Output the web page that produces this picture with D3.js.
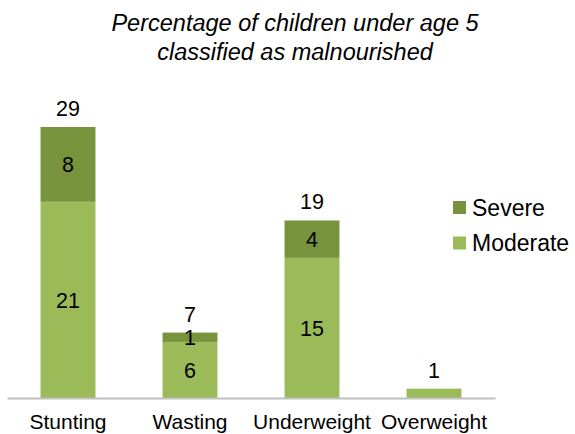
<!DOCTYPE html>
<html>
<head>
<meta charset="utf-8">
<script src="https://cdn.jsdelivr.net/npm/d3@7/dist/d3.min.js"></script>
<style>
  html, body { margin: 0; padding: 0; background: #fff; }
  svg { display: block; font-family: "Liberation Sans", Arial, sans-serif; }
</style>
</head>
<body>
<svg id="chart" width="575" height="434"></svg>
<script>
// Malnutrition indicators, children under 5 (%)
const categories = ["Stunting", "Wasting", "Underweight", "Overweight"];
const moderate = [21, 6, 15, 1];
const severe = [8, 1, 4, 0];
const totals = [29, 7, 19, 1];
const seriesNames = ["Severe", "Moderate"];
const titleLines = ["Percentage of children under age 5", "classified as malnourished"];

const colors = { Moderate: "#9BBB59", Severe: "#77933C" };

const svg = d3.select("#chart");

const x = d3.scaleBand()
  .domain(categories)
  .range([7, 495])
  .paddingInner(0.55)
  .paddingOuter(0.275);

const y = d3.scaleLinear()
  .domain([0, 29])
  .range([398, 127]);

const rows = categories.map((c, i) => ({
  category: c, Moderate: moderate[i], Severe: severe[i], total: totals[i]
}));

const stack = d3.stack().keys(["Moderate", "Severe"]);
const layers = stack(rows);

// Title
svg.append("g")
  .selectAll("text")
  .data(titleLines)
  .join("text")
  .attr("x", 295)
  .attr("y", (d, i) => 31 + i * 29)
  .attr("text-anchor", "middle")
  .attr("font-style", "italic")
  .attr("font-size", "23.5px")
  .attr("fill", "#000")
  .text(d => d);

// Stacked bars
const layerG = svg.append("g")
  .selectAll("g")
  .data(layers)
  .join("g")
  .attr("fill", d => colors[d.key]);

layerG.selectAll("rect")
  .data(d => d.filter(s => s[1] - s[0] > 0))
  .join("rect")
  .attr("x", d => x(d.data.category))
  .attr("width", x.bandwidth())
  .attr("y", d => y(d[1]))
  .attr("height", d => y(d[0]) - y(d[1]));

// Segment value labels (only where the bar has both parts)
const labelFont = "21.5px";
layers.forEach(layer => {
  svg.append("g")
    .selectAll("text")
    .data(layer.filter(s => s.data.Severe > 0))
    .join("text")
    .attr("x", d => x(d.data.category) + x.bandwidth() / 2)
    .attr("y", d => (y(d[0]) + y(d[1])) / 2)
    .attr("dy", "0.36em")
    .attr("text-anchor", "middle")
    .attr("font-size", labelFont)
    .attr("fill", "#000")
    .text(d => layer.key === "Moderate" ? d.data.Moderate : d.data.Severe);
});

// Total labels above each bar
svg.append("g")
  .selectAll("text")
  .data(rows)
  .join("text")
  .attr("x", d => x(d.category) + x.bandwidth() / 2)
  .attr("y", d => y(d.total) - 11)
  .attr("text-anchor", "middle")
  .attr("font-size", labelFont)
  .attr("fill", "#000")
  .text(d => d.total);

// Category axis
const xAxis = svg.append("g")
  .attr("transform", `translate(0,${y(0)})`)
  .call(d3.axisBottom(x).tickSize(0).tickPadding(16.5));
xAxis.select(".domain").attr("stroke", "#BFBFBF").attr("stroke-width", 2);
xAxis.selectAll("text")
  .attr("font-size", "21px")
  .attr("font-family", "\"Liberation Sans\", Arial, sans-serif")
  .attr("fill", "#000");

// Legend
const legend = svg.append("g")
  .selectAll("g")
  .data(seriesNames)
  .join("g")
  .attr("transform", (d, i) => `translate(453,${201 + i * 35.5})`);
legend.append("rect")
  .attr("width", 13)
  .attr("height", 13)
  .attr("fill", d => colors[d]);
legend.append("text")
  .attr("x", 19)
  .attr("y", 6.5)
  .attr("dy", "0.36em")
  .attr("font-size", "23px")
  .attr("fill", "#000")
  .text(d => d);
</script>
</body>
</html>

Exercise task ▸
From the first line above through the line containing "d => colors[d.key]);", copy everything exactly, without the pictures.

Result of this exercise ▸
Output the web page that produces this picture with D3.js.
<!DOCTYPE html>
<html>
<head>
<meta charset="utf-8">
<script src="https://cdn.jsdelivr.net/npm/d3@7/dist/d3.min.js"></script>
<style>
  html, body { margin: 0; padding: 0; background: #fff; }
  svg { display: block; font-family: "Liberation Sans", Arial, sans-serif; }
</style>
</head>
<body>
<svg id="chart" width="575" height="434"></svg>
<script>
// Malnutrition indicators, children under 5 (%)
const categories = ["Stunting", "Wasting", "Underweight", "Overweight"];
const moderate = [21, 6, 15, 1];
const severe = [8, 1, 4, 0];
const totals = [29, 7, 19, 1];
const seriesNames = ["Severe", "Moderate"];
const titleLines = ["Percentage of children under age 5", "classified as malnourished"];

const colors = { Moderate: "#9BBB59", Severe: "#77933C" };

const svg = d3.select("#chart");

const x = d3.scaleBand()
  .domain(categories)
  .range([7, 495])
  .paddingInner(0.55)
  .paddingOuter(0.275);

const y = d3.scaleLinear()
  .domain([0, 29])
  .range([398, 127]);

const rows = categories.map((c, i) => ({
  category: c, Moderate: moderate[i], Severe: severe[i], total: totals[i]
}));

const stack = d3.stack().keys(["Moderate", "Severe"]);
const layers = stack(rows);

// Title
svg.append("g")
  .selectAll("text")
  .data(titleLines)
  .join("text")
  .attr("x", 295)
  .attr("y", (d, i) => 31 + i * 29)
  .attr("text-anchor", "middle")
  .attr("font-style", "italic")
  .attr("font-size", "23.5px")
  .attr("fill", "#000")
  .text(d => d);

// Stacked bars
const layerG = svg.append("g")
  .selectAll("g")
  .data(layers)
  .join("g")
  .attr("fill", d => colors[d.key]);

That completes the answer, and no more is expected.